You’ll weed out obsolete records and easily halve the size of your database. Now, apart from backfilling with good data, you have the chance to perform small, highly rifle targeted campaigns, perhaps to communities of 100 at a time.

Five – Prospect Intelligence will Increase:

This is directly related to the shrinkage of your marketing database and the rifle targeted campaigns. With your prospective customer’s direct consent you will gather more and more valid, up to date, relevant intelligence about their buying intentions. You will relate to them directly, you will interact with them, and you will walk them along the path of buying from you, not once, but again and again.

This allows the rifle targeting. And it benefits from it, too.
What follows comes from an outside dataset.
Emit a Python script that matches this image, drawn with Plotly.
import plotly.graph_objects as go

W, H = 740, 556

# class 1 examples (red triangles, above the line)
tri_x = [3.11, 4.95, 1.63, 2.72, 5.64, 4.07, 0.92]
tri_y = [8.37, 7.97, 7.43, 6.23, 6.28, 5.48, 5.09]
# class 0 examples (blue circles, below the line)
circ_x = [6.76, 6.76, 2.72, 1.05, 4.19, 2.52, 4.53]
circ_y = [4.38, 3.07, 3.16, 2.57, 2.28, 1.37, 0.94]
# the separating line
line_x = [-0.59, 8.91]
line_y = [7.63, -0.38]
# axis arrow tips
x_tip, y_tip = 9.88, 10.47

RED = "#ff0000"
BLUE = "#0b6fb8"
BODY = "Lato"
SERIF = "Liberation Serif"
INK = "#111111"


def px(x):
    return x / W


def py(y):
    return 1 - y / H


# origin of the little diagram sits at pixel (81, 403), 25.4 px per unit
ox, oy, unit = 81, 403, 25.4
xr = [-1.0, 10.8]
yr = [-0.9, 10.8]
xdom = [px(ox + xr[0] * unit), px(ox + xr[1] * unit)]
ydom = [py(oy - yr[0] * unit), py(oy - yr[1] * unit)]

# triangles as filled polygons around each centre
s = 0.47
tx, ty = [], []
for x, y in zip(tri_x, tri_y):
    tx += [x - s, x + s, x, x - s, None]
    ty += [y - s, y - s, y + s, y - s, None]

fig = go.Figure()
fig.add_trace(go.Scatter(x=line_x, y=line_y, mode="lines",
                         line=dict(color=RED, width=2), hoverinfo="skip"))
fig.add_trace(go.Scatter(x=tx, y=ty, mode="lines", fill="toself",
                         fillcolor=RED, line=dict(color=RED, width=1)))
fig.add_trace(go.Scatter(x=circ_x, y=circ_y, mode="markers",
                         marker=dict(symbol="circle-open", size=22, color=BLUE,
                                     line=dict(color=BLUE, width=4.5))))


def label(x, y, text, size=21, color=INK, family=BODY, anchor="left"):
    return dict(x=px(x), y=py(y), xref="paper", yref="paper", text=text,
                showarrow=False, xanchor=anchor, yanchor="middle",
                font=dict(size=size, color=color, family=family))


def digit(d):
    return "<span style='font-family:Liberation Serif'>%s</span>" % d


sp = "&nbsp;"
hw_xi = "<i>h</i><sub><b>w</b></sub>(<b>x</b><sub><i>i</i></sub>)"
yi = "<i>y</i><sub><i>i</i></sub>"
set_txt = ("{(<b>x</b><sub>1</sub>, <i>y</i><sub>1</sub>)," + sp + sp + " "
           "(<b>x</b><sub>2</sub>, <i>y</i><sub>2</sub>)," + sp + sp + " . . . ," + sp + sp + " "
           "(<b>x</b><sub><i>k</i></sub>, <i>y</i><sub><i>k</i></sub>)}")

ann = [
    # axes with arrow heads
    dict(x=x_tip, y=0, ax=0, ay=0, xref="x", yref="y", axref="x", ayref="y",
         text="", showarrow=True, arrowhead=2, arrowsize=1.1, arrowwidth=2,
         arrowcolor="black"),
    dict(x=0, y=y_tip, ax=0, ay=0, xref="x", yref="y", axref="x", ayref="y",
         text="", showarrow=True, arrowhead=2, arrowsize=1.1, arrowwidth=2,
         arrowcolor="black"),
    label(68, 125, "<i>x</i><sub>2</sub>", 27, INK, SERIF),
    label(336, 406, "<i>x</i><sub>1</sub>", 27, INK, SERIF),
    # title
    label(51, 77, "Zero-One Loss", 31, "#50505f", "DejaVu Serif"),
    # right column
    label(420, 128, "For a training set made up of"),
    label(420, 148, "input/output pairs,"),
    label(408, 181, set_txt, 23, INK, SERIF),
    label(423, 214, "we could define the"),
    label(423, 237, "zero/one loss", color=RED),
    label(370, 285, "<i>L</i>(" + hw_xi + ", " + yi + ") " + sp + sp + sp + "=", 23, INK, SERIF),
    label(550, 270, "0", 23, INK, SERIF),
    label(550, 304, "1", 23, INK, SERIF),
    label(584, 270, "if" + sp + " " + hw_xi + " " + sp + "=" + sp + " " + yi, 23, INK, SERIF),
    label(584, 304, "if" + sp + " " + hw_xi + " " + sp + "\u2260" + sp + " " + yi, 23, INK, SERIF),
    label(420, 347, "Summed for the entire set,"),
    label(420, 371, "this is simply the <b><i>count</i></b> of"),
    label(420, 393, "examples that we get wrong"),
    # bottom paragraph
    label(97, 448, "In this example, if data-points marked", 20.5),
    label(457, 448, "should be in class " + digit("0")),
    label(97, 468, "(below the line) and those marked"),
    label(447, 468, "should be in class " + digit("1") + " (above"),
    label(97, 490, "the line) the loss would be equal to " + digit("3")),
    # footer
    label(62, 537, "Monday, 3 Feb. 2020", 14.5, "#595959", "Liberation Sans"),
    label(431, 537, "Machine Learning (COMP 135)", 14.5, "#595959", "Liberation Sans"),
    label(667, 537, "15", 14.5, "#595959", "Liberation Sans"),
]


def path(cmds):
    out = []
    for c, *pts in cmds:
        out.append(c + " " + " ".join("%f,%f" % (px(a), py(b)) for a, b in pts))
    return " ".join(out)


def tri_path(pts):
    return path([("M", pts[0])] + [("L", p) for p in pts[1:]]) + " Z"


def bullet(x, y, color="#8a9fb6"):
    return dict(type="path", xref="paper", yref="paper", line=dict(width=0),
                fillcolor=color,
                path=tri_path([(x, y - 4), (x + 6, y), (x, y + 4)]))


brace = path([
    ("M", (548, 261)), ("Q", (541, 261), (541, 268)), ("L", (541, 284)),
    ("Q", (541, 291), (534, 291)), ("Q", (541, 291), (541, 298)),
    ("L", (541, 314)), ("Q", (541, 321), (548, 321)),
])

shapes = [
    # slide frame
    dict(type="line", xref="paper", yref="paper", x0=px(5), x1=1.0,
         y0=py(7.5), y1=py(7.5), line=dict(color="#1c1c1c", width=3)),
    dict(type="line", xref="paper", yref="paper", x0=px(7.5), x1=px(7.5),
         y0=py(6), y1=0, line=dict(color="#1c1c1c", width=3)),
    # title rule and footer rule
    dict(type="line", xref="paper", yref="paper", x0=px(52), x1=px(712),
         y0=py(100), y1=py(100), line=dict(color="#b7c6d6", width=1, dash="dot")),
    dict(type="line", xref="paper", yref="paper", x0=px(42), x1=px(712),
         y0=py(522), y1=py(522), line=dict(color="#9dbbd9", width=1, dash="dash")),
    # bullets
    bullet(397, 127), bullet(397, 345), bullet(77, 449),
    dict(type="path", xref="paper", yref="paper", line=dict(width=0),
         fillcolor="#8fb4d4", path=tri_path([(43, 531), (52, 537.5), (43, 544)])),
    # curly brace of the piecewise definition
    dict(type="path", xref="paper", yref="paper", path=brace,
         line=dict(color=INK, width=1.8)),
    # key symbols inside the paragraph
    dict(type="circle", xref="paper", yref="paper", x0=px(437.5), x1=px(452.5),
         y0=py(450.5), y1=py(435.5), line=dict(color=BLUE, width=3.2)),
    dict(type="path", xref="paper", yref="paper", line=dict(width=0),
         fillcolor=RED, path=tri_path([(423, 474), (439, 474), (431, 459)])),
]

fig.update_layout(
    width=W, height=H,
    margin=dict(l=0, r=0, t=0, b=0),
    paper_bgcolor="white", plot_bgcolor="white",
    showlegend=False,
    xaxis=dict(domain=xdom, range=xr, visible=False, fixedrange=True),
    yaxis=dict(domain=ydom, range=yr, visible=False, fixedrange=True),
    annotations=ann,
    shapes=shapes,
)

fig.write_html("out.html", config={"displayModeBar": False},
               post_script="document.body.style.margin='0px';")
Your data will become so valuable that it will be second nature to guard it correctly to prevent misuse. You won’t need to hear the Rottweiler’s heavy pawed approach!

Six – Outsourcing of eCampaigns will increase

SPEWS (the self styled Spam Prevention Early Warning System) died at some point in 2007. SPEWS specialised in blocklisting increasingly wide IP address ranges (the source of alleged SPAM emails) until ISPs started to kick spammers off. Even so, even though the risk of your own outbound email server being blocklisted has reduced, wise digital marketers outsource eCampaigns to specialists who know how to negotiate themselves off blocklists.

Running an eCampaign from your own email server is pure folly. Some years ago, after a false positive was identified at SpamCop as SPAM, a company I was associated with had its entire web site taken down by the ISP. The money and reputation lost was incalculable, the more so since the false positive had come from a fully permission campaign to sell seats at a seminar on Data Protectionwith on-site landing pages. The irony did not escape them!

Seven – Permission Based Marketing will be the Only Game in Town:


The shotgun has a place. But that place is not with digital marketing. Campaigns to permissioned lists will be the only effective way of reaching new and existing prospects. And these include “Refer a Friend” schemes, though these have to be well run and lawful.